DIREITOS HUMANOS

O rosto e a história de quem vive em condições sub-humanas no Recife, metrópole onde os pobres são os mais pobres do Brasil

Conheça a vida de quem está nos números expostos no Boletim Desigualdade das Metrópoles, divulgado nessa quinta-feira (7)

Cadastrado por

Katarina Moraes

Publicado em 08/04/2022 às 15:20 | Atualizado em 30/06/2022 às 9:03
ACELERADO Velocidade do crescimento da demanda reprimida pelo Auxílio vem surpreendendo e preocupando os prefeitos, que na ponta sentem as cobranças da população em suas localidades - BRUNO CAMPOS/JC IMAGEM

Indignação, mas não surpresa. Essa foi a reação da população ao saber que o Recife é a capital do País com a renda mais baixa entre os 40% mais pobres, com renda média de R$ 104. Só que é preciso ir além dos números expostos no Boletim Desigualdade das Metrópoles nessa quinta-feira (7) e saber que eles têm vida, rostos e histórias.

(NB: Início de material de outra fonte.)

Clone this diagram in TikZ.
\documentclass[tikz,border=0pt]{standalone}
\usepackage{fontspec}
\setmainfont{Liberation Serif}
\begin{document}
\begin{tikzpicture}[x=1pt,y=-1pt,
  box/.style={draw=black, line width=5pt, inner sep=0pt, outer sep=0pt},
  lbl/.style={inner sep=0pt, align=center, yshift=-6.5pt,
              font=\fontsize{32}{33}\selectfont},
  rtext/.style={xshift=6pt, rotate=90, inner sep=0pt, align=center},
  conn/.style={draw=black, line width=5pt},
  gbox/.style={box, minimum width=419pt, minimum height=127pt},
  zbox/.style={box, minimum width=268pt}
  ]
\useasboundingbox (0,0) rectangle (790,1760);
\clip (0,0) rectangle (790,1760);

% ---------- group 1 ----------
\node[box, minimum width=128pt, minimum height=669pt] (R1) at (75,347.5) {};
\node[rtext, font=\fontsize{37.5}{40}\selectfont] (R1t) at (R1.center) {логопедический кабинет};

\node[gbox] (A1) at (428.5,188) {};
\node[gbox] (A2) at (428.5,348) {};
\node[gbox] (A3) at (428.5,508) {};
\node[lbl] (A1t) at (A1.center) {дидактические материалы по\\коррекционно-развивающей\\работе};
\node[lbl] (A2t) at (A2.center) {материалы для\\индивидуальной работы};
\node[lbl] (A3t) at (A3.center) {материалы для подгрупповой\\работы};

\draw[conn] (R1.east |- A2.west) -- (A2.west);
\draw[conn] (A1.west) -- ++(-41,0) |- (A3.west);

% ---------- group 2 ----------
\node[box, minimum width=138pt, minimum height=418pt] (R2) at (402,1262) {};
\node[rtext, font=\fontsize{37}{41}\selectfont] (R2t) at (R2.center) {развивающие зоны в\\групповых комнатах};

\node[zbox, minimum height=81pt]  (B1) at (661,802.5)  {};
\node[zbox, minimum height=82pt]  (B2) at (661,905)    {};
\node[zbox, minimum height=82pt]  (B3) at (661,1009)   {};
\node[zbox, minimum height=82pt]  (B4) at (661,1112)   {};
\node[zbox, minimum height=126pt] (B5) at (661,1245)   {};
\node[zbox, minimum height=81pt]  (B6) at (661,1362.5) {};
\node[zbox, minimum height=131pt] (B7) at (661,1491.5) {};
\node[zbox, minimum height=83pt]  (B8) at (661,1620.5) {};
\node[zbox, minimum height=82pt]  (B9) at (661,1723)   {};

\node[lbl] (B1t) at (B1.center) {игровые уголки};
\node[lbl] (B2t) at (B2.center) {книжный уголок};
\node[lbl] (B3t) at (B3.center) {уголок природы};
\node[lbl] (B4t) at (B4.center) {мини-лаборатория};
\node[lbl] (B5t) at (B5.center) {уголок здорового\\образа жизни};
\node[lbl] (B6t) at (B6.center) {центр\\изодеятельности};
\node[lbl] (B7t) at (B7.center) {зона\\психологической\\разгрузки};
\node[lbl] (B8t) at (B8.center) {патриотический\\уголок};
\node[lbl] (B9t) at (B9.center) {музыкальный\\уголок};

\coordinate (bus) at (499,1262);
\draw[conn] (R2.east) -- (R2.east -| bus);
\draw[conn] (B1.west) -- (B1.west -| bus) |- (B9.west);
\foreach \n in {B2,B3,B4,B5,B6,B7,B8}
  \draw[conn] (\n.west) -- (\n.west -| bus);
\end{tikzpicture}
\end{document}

Por trás dos dados, que representam reflexos das crises econômicas e sanitárias que o País vem vivendo, há corpos que apenas se concentram em continuar existindo, por faltar o mínimo para a sobrevivência humana. Não é difícil chegar até eles: estão em todas as zonas da capital pernambucana, debaixo dos viadutos, nas palafitas e nas esquinas.

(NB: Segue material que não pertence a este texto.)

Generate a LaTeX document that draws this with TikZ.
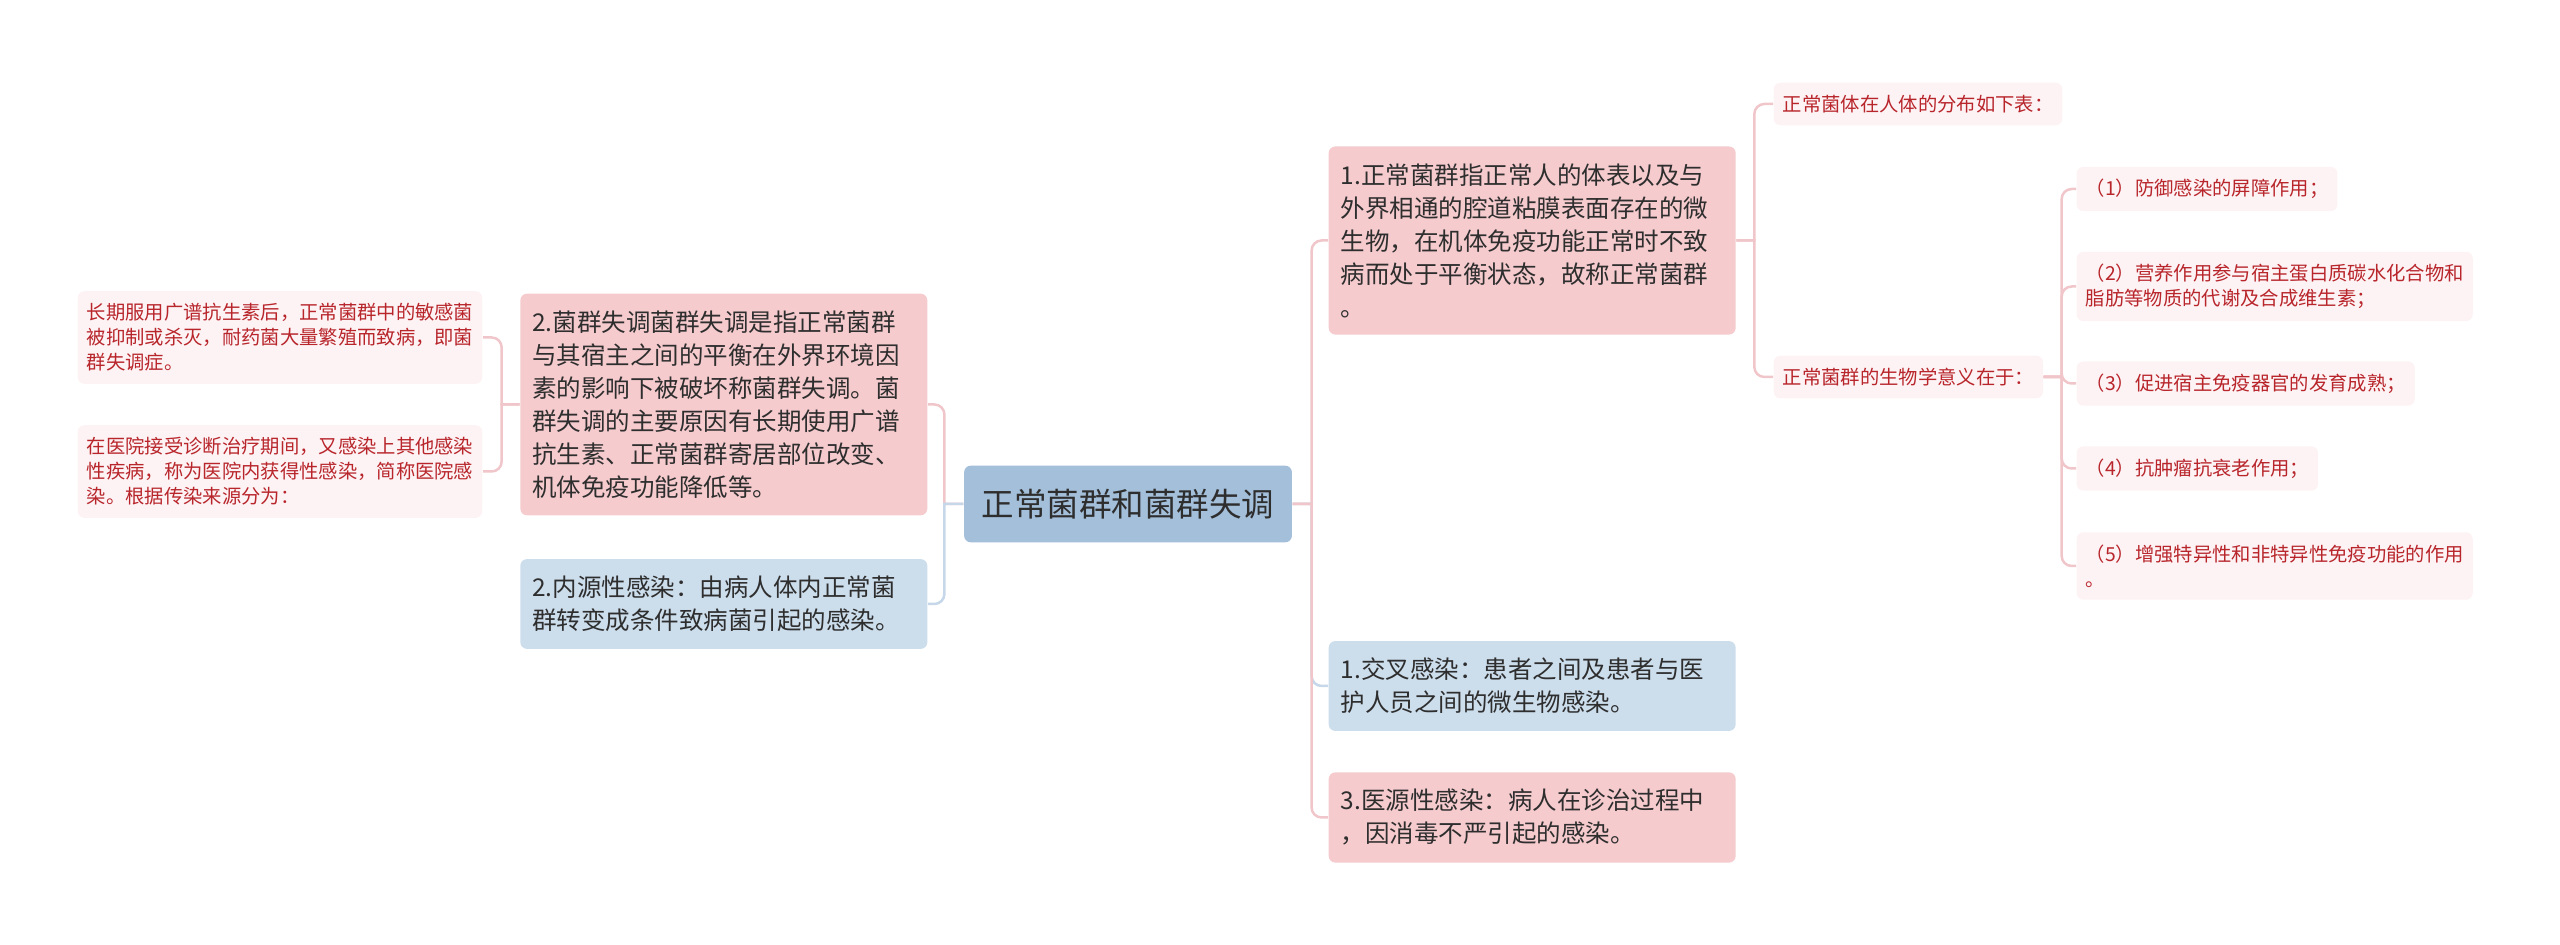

Pessoas em situação de rua no Bairro de Santo Antônio, Centro do Recife - BRUNO CAMPOS/JC IMAGEM
A vida das pessoas em situação de rua do Bairro de Santo Antônio, Centro do Recife - BRUNO CAMPOS/JC IMAGEM
Pessoas em situação de rua no Bairro de Santo Antônio, Centro do Recife - BRUNO CAMPOS/JC IMAGEM

SEM OPORTUNIDADE Luiz Carlos Nascimento, 51, perdeu o emprego de servente no ano passado. Passa a maior parte do dia à procura de pessoas que possam ajudar com doações - BRUNO CAMPOS/JC IMAGEM

Luiz Carlos Nascimento, de 51 anos. Está na posição em que nunca pensou que chegaria. Até 2021, era servente terceirizado de uma prefeitura da Região Metropolitana e recebia um salário mínimo. Tinha uma vida simples, longe do ideal, mas minimamente digna - até ser demitido no último ano junto aos colegas de trabalho.

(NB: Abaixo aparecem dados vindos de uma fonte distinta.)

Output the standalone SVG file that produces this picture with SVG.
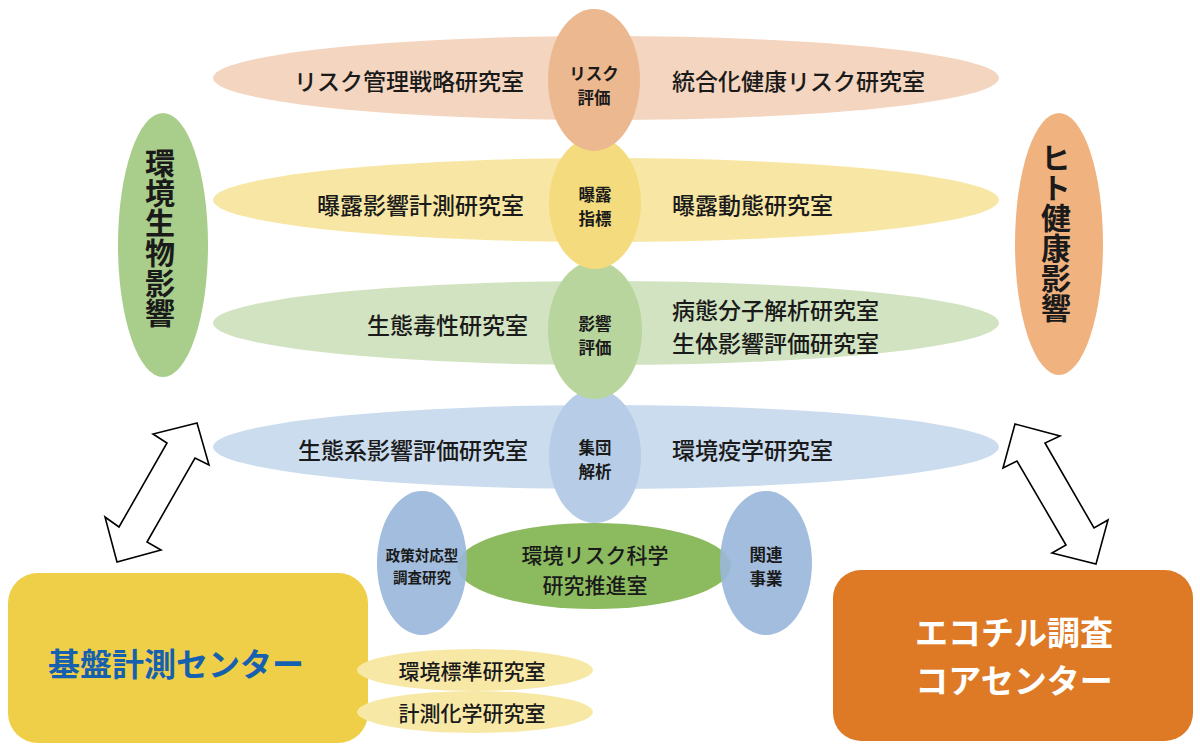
<svg xmlns="http://www.w3.org/2000/svg" width="1200" height="756" viewBox="0 0 1200 756">
<style>
text{font-family:"Noto Sans CJK JP","Noto Sans CJK SC",sans-serif;fill:#1a1a1a;dominant-baseline:central}
.band{font-size:23px;font-weight:500}
.hub{font-size:16.5px;font-weight:bold;text-anchor:middle}
.big{font-size:30px;font-weight:bold;text-anchor:middle;writing-mode:vertical-rl}
.mid{text-anchor:middle}
.arrow{fill:#ffffff;stroke:#000000;stroke-width:1.6;stroke-linejoin:miter}
</style>
<rect width="1200" height="756" fill="#ffffff"/>

<g id="row-risk">
<ellipse cx="606" cy="78" rx="393" ry="42" fill="#f4d5bf"/>
<text class="band" x="524" y="80" text-anchor="end">リスク管理戦略研究室</text>
<text class="band" x="672" y="80">統合化健康リスク研究室</text>
</g>
<g id="row-exposure">
<ellipse cx="606" cy="200" rx="393" ry="42" fill="#f8e7a4"/>
<text class="band" x="524" y="204" text-anchor="end">曝露影響計測研究室</text>
<text class="band" x="672" y="204">曝露動態研究室</text>
</g>
<g id="row-effect">
<ellipse cx="606" cy="323" rx="393" ry="42" fill="#d2e3c1"/>
<text class="band" x="528" y="324" text-anchor="end">生態毒性研究室</text>
<text class="band" x="672" y="309" font-size="22.5">病態分子解析研究室</text>
<text class="band" x="672" y="342" font-size="22.5">生体影響評価研究室</text>
</g>
<g id="row-population">
<ellipse cx="606" cy="447" rx="393" ry="42" fill="#cbdcee"/>
<text class="band" x="528" y="449" text-anchor="end">生態系影響評価研究室</text>
<text class="band" x="672" y="449">環境疫学研究室</text>
</g>

<g id="hub-population">
<ellipse cx="595" cy="456" rx="46" ry="67" fill="#b7cde7"/>
<text class="hub" x="595" y="447">集団</text>
<text class="hub" x="595" y="471">解析</text>
</g>
<g id="hub-effect">
<ellipse cx="595" cy="330" rx="47" ry="69" fill="#b8d59d"/>
<text class="hub" x="595" y="323">影響</text>
<text class="hub" x="595" y="347">評価</text>
</g>
<g id="hub-exposure">
<ellipse cx="595" cy="203" rx="46" ry="66" fill="#f4dc7e"/>
<text class="hub" x="595" y="194">曝露</text>
<text class="hub" x="595" y="218">指標</text>
</g>
<g id="hub-risk">
<ellipse cx="594" cy="80" rx="46" ry="71" fill="#ecb88f"/>
<text class="hub" x="594" y="73">リスク</text>
<text class="hub" x="594" y="97">評価</text>
</g>

<g id="eco-effects">
<ellipse cx="163" cy="245" rx="45" ry="132" fill="#a9cd8a"/>
<text class="big" x="160" y="238">環境生物影響</text>
</g>
<g id="human-health">
<ellipse cx="1059" cy="244" rx="44" ry="131" fill="#f0b27f"/>
<text class="big" x="1056" y="233">ヒト健康影響</text>
</g>

<g id="promotion-office">
<ellipse cx="594" cy="566" rx="137" ry="43" fill="#8cba5f"/>
<text class="mid" x="595" y="554" font-size="21" font-weight="500">環境リスク科学</text>
<text class="mid" x="595" y="584" font-size="21" font-weight="500">研究推進室</text>
</g>
<g id="policy-research">
<ellipse cx="422" cy="563" rx="45" ry="72" fill="#9ab7da" fill-opacity="0.92"/>
<text class="mid" x="422" y="554" font-size="14.5" font-weight="bold">政策対応型</text>
<text class="mid" x="422" y="576" font-size="14.5" font-weight="bold">調査研究</text>
</g>
<g id="related-projects">
<ellipse cx="766" cy="563" rx="46" ry="72" fill="#9ab7da" fill-opacity="0.92"/>
<text class="mid" x="766" y="554" font-size="16.5" font-weight="bold">関連</text>
<text class="mid" x="766" y="578" font-size="16.5" font-weight="bold">事業</text>
</g>

<g id="measurement-center">
<rect x="8" y="573" width="360" height="170" rx="30" fill="#f0cf48"/>
<text class="mid" x="176" y="662" font-size="32" font-weight="bold" style="fill:#1660b0">基盤計測センター</text>
</g>
<g id="env-standard-lab">
<ellipse cx="475" cy="670" rx="118" ry="21" fill="#f8e8a6"/>
<text class="mid" x="472" y="670" font-size="21" font-weight="500">環境標準研究室</text>
</g>
<g id="measurement-chem-lab">
<ellipse cx="475" cy="712" rx="118" ry="21" fill="#f8e8a6"/>
<text class="mid" x="472" y="712" font-size="21" font-weight="500">計測化学研究室</text>
</g>

<g id="ecochil-center">
<rect x="833" y="570" width="360" height="171" rx="28" fill="#de7a26"/>
<text class="mid" x="1014" y="631" font-size="33" font-weight="bold" style="fill:#ffffff">エコチル調査</text>
<text class="mid" x="1014" y="679" font-size="33" font-weight="bold" style="fill:#ffffff">コアセンター</text>
</g>

<g id="connectors">
<polygon class="arrow" points="197,423 153,434 167,443 119,527 105,517 117,562 161,550 147,542 195,458 209,465"/>
<polygon class="arrow" points="1015,424 1060,436 1045,443 1094,528 1108,520 1096,564 1052,553 1066,545 1017,461 1003,468"/>
</g>
</svg>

“Trabalhávamos carregando pedra, em obra, um serviço pesado, e cobramos que a empresa nos desse almoço, porque uns 10 de nós não tinham o que comer em casa. A gente não aguentava trabalhar com fome, e cruzou os braços. No outro dia, nos mandaram embora”, conta.

Com o aluguel de R$ 200 atrasado, hoje deixa a casa onde vive com a ex-esposa e os dois filhos, de 5 e 16 anos, todos os dias em busca de doações nas ruas, onde passa a maior parte de seu tempo. A maior dor é não poder mais comprar o que as crianças gostam de comer. À reportagem, exibiu com alegria uma caixa de leite e um pacote biscoito de chocolate que ganhou de doação nesta manhã. “É para meu filho. Ele adora.”

Márcio da Silva, 47 anos, torce para que cadastro no Auxílio Brasil seja aceito - BRUNO CAMPOS/JC IMAGEM

Márcio da Silva, 47. Está há um ano nas ruas, após ter se separado da ex-esposa e não ter conseguido um teto para si. Se inscreveu recentemente no Auxílio Brasil, que deu lugar ao Bolsa Família, e espera que com o dinheiro que receber possa alugar um “cantinho” para dormir - sua maior saudade. Pelo perigo das ruas, teme não estar vivo no dia seguinte. “Tem muita gente ruim, violenta. A polícia vem olhar aqui e não encontra nada, porque somos de bem”, fala.

Não passa fome - a solidariedade de grupos de ajuda que chegam até a Praça da Independência, onde está de domingo a domingo, não deixa. Mas o que queria mesmo era conseguir um emprego que pudesse fazê-lo parar de depender das doações.

Sem provocação alguma da reportagem, olha os edifícios ao redor e diz sonhar morar em um. “Muito prédio abandonado e a gente precisando de uma casa”. Por enquanto, o seu pedaço de mundo é concentrado em uma barraca suja, coberta por uma lona preta que barra a chuva constante das últimas semanas.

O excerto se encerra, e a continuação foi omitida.